The answer from G2G is exactly right. There is no value in a burst setting as this is something the gunner can already control. The value of variable cyclic rate is that bullets are better dispersed in time within a burst.
Consider that studies on artillery effects determined that the most casualties were achieved in the first few seconds of a bombardment because that was the time it took persons in the target area to recognize what was happening and properly react. The same moment of vulnerabilty exists for a dismounted enemy obliviously wandering into an ambush or kill-zone. To exploit that moment of vulnerability you want the highest possible rate of fire through that brief period - that means machine guns firing with a high cyclic rate in long bursts with short pauses in between.

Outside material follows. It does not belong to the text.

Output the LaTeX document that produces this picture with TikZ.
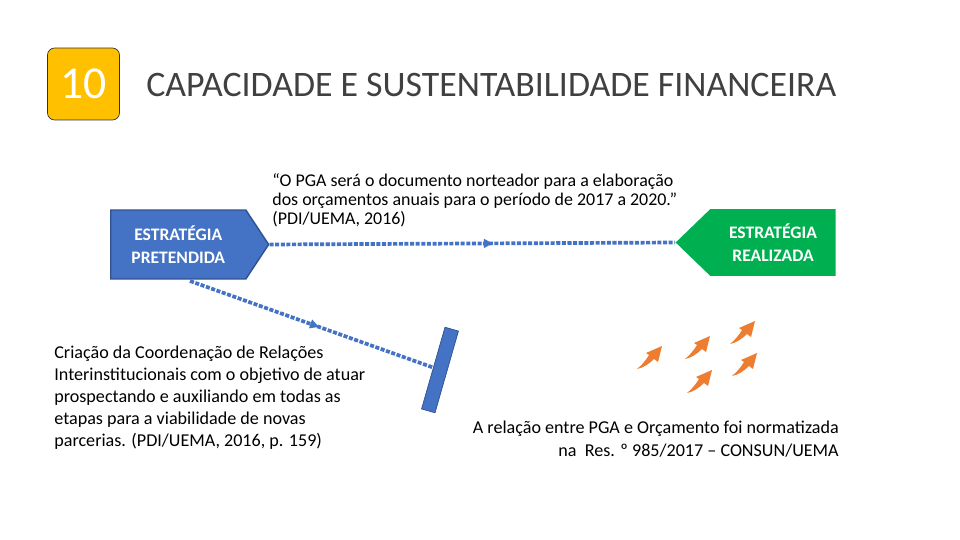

Conversly, when it comes to maintaining suppression, you want to spread it out more. Even at a lowly 200 RPM, a LAV cannon fires fast enough that nobody is going to try doing anything between shots of the same burst (though, they might try the dash for glory between burts). At 900 RPM a MG can put a five round burst down range in a third of a second - if suppressing a target, most of those bullets would be traveling so closely in time as to be superflous to the desired effect (ie. most of those bullets were wasted). A 300 RPM MG could spread those same five rounds over a full second. The pause between bursts should be the same regardless of the weapon's cyclic rate - and so, through every min of firing the 300 RPM MG reduces the number of rounds fired by a handfull.